De la espera en la vida diaria lo que nos salva es el amor.

Suena cursi, ridículo y fantoche, pero lo sostengo: El amor nos salva de la espera. ¿Qué hacemos cuando esperamos? Nos enamoramos de alguna de las personas que comparte la espera. La espera nos une, nos convierte en algo cercano. ¿Va para el centro? Yo también. ¿También le cobraron más en el recibo del agua? Sí, es un robo. En la espera encontramos coincidencias. Encontramos formas de sabernos acompañados. Eso es el principio del amor.

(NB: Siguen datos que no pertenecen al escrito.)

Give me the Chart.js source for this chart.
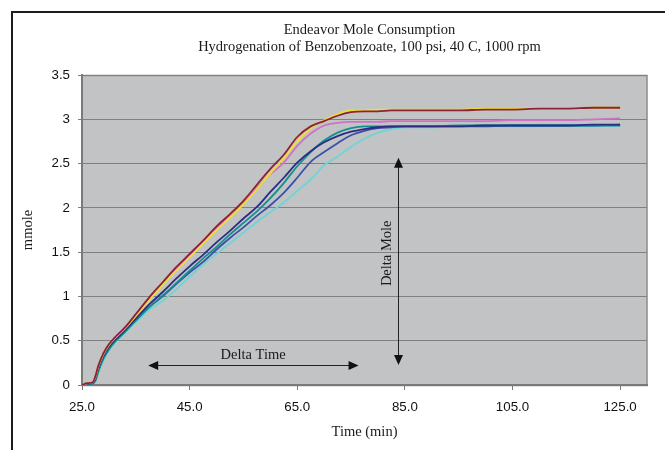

Enamorarse en una espera es un deporte antiguo, casi tan viejo como la propia humanidad. Todos lo hemos practicado, aunque lo neguemos. ¿Cuántas veces no hemos estado acompañados en la espera por una persona que nos gusta, que nos atrae, que simplemente imaginamos que es la persona perfecta para nosotros y empezamos a hacer una historia en nuestra cabeza, una justificación ridícula de por qué esa persona y tú son la pareja ideal?, ¿cuántas veces no hemos creído habernos enamorado de aquella persona y cuando lo contamos así lo declaramos ante los demás: “hoy vi a una chava tan guapa que me enamoré” o “hoy me enamoré 3 veces en el camión”? Pocas veces el comentario recibe burla, o menosprecio. Todos lo hemos sentido: ese amor pasajero que nos acompaña en la fila o en la parada del camión, que se sienta a nuestro lado y mira con nosotros la pantalla mientras esperamos nuestro turno. También todos sabemos que a pesar de que la historia se desarrolla cual película de Hollywood con todo y final feliz, jamás vamos a hablarle y, tristemente, no la volveremos a ver. Sabemos que esas ensoñaciones, efectos de la espera, un esfuerzo del cuerpo para llevarla mejor, son pasajeras. Pero no nos desagradan. Son esos momentos en los que aceptamos el amor que, aunque momentáneo, existe. No lo esperamos, el cuerpo lo produce, como una droga que se opone a la pasividad de la espera. Nos negamos a ser sujetos pasivos en la existencia burocrática. No queremos esperar más rápido en la relatividad del tiempo.

Quien no se haya enamorado en una espera que tire la primera piedra.